Directions for this task
Print nothing but the lines from the start of the listing below through the line that contains "5.5, 6.0, 6.5];". Do not include the pictures.

::::::::::

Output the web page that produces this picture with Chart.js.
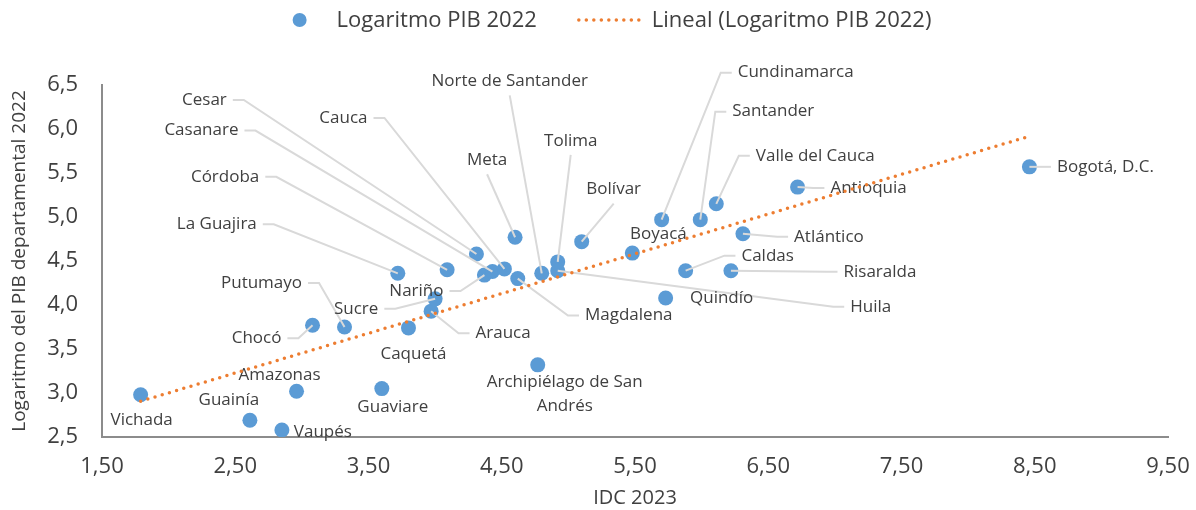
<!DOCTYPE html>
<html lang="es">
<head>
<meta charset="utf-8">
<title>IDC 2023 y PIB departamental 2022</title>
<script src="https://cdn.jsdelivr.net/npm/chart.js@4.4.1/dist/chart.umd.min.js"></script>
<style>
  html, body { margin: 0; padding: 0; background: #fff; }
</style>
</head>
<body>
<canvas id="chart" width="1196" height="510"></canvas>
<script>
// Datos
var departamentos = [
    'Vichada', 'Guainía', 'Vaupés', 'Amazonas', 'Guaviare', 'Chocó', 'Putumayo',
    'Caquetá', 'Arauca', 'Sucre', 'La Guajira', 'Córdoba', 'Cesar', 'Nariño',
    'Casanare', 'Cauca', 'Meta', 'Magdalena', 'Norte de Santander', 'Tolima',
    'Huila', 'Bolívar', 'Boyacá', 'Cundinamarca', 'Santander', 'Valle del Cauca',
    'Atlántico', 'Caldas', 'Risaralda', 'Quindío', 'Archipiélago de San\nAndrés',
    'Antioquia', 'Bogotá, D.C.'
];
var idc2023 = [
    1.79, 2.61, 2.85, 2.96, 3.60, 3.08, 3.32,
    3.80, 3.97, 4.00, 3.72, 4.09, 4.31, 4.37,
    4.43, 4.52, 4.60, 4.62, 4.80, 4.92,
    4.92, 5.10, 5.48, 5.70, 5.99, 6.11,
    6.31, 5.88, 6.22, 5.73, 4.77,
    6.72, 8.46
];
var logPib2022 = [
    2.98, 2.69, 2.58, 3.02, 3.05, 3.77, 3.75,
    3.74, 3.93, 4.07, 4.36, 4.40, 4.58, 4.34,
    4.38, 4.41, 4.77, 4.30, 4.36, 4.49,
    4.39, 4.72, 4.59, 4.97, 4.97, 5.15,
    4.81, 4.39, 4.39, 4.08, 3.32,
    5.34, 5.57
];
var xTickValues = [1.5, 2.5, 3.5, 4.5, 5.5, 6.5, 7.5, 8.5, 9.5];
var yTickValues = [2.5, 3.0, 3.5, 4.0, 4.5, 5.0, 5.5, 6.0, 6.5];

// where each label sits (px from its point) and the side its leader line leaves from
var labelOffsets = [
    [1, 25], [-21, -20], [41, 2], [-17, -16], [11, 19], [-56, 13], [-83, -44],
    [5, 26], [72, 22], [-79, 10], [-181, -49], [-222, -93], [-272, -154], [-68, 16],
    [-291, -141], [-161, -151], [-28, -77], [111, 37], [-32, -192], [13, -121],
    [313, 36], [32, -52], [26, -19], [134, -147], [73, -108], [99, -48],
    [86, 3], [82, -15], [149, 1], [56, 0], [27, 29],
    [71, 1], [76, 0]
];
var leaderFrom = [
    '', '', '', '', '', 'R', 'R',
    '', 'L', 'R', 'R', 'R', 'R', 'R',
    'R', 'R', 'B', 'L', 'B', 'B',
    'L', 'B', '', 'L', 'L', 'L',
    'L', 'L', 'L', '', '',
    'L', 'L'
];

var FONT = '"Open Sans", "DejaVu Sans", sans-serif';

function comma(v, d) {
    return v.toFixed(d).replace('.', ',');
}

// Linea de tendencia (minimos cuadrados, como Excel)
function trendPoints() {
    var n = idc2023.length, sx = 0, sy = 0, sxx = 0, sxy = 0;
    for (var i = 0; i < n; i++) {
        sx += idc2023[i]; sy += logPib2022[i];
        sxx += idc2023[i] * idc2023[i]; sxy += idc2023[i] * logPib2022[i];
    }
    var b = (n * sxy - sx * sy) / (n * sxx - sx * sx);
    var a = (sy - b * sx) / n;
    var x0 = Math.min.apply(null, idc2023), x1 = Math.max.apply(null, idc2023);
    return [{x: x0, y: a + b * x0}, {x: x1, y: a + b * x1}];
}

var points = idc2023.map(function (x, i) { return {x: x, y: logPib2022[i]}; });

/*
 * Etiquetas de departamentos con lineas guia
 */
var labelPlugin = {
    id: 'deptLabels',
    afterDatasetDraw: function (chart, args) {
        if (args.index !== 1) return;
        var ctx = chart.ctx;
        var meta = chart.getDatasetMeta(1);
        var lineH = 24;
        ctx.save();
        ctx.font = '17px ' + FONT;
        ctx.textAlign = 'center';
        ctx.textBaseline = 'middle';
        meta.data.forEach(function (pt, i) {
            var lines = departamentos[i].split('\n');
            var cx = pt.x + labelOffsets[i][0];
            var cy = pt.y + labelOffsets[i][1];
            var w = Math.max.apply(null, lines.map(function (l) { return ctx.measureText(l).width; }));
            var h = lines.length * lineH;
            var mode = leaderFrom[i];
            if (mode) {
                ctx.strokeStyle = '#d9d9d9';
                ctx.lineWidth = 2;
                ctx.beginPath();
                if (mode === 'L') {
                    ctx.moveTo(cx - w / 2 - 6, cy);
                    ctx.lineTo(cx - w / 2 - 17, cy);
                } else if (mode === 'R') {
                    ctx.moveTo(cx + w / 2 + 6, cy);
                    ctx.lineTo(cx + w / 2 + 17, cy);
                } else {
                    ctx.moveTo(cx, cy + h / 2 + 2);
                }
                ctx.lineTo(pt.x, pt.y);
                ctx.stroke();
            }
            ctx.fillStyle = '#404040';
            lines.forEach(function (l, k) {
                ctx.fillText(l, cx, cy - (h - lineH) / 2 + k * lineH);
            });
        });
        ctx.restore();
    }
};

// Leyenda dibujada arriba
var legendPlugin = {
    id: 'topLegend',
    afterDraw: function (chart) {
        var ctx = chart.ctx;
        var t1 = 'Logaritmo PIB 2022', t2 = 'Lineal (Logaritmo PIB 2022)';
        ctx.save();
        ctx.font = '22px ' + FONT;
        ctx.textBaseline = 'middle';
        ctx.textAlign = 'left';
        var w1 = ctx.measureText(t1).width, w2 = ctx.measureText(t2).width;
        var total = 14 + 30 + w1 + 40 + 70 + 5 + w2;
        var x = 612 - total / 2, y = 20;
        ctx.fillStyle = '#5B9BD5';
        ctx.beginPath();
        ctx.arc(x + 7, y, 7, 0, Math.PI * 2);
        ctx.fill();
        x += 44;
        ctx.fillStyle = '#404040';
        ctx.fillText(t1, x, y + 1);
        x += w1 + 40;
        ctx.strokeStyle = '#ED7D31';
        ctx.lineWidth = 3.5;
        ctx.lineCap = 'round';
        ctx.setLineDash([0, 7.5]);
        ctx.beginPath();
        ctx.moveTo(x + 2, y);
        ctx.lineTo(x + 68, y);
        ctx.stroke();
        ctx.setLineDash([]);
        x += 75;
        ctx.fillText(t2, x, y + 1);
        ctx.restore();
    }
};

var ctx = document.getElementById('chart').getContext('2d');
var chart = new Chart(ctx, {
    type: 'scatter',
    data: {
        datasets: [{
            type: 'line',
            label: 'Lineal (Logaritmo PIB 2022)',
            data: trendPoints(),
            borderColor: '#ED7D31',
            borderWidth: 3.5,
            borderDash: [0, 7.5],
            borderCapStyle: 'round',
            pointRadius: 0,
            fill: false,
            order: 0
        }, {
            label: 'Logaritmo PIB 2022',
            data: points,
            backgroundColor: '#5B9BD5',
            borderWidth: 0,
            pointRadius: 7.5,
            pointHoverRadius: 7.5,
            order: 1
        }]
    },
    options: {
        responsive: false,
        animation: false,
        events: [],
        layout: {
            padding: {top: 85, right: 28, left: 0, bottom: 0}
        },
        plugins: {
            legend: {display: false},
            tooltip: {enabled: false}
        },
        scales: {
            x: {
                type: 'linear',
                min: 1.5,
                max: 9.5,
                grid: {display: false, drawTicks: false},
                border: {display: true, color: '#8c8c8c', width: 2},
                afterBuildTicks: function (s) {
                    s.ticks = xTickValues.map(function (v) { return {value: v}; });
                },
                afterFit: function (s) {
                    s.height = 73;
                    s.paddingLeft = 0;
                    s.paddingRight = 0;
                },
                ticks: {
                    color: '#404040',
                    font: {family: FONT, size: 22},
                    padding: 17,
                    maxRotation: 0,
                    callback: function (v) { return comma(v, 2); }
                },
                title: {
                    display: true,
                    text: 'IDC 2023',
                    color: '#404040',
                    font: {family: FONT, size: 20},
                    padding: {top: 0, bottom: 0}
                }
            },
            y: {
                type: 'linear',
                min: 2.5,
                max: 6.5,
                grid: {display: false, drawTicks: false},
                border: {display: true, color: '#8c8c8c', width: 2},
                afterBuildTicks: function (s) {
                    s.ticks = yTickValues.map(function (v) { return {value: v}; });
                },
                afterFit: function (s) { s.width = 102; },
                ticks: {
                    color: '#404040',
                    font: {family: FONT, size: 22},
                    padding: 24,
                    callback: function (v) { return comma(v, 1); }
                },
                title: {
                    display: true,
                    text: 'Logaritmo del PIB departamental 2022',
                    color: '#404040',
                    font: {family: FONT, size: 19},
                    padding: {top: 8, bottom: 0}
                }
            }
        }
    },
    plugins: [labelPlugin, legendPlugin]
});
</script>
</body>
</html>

::::::::::

Solution for this problem
Output the web page that produces this picture with Chart.js.
<!DOCTYPE html>
<html lang="es">
<head>
<meta charset="utf-8">
<title>IDC 2023 y PIB departamental 2022</title>
<script src="https://cdn.jsdelivr.net/npm/chart.js@4.4.1/dist/chart.umd.min.js"></script>
<style>
  html, body { margin: 0; padding: 0; background: #fff; }
</style>
</head>
<body>
<canvas id="chart" width="1196" height="510"></canvas>
<script>
// Datos
var departamentos = [
    'Vichada', 'Guainía', 'Vaupés', 'Amazonas', 'Guaviare', 'Chocó', 'Putumayo',
    'Caquetá', 'Arauca', 'Sucre', 'La Guajira', 'Córdoba', 'Cesar', 'Nariño',
    'Casanare', 'Cauca', 'Meta', 'Magdalena', 'Norte de Santander', 'Tolima',
    'Huila', 'Bolívar', 'Boyacá', 'Cundinamarca', 'Santander', 'Valle del Cauca',
    'Atlántico', 'Caldas', 'Risaralda', 'Quindío', 'Archipiélago de San\nAndrés',
    'Antioquia', 'Bogotá, D.C.'
];
var idc2023 = [
    1.79, 2.61, 2.85, 2.96, 3.60, 3.08, 3.32,
    3.80, 3.97, 4.00, 3.72, 4.09, 4.31, 4.37,
    4.43, 4.52, 4.60, 4.62, 4.80, 4.92,
    4.92, 5.10, 5.48, 5.70, 5.99, 6.11,
    6.31, 5.88, 6.22, 5.73, 4.77,
    6.72, 8.46
];
var logPib2022 = [
    2.98, 2.69, 2.58, 3.02, 3.05, 3.77, 3.75,
    3.74, 3.93, 4.07, 4.36, 4.40, 4.58, 4.34,
    4.38, 4.41, 4.77, 4.30, 4.36, 4.49,
    4.39, 4.72, 4.59, 4.97, 4.97, 5.15,
    4.81, 4.39, 4.39, 4.08, 3.32,
    5.34, 5.57
];
var xTickValues = [1.5, 2.5, 3.5, 4.5, 5.5, 6.5, 7.5, 8.5, 9.5];
var yTickValues = [2.5, 3.0, 3.5, 4.0, 4.5, 5.0, 5.5, 6.0, 6.5];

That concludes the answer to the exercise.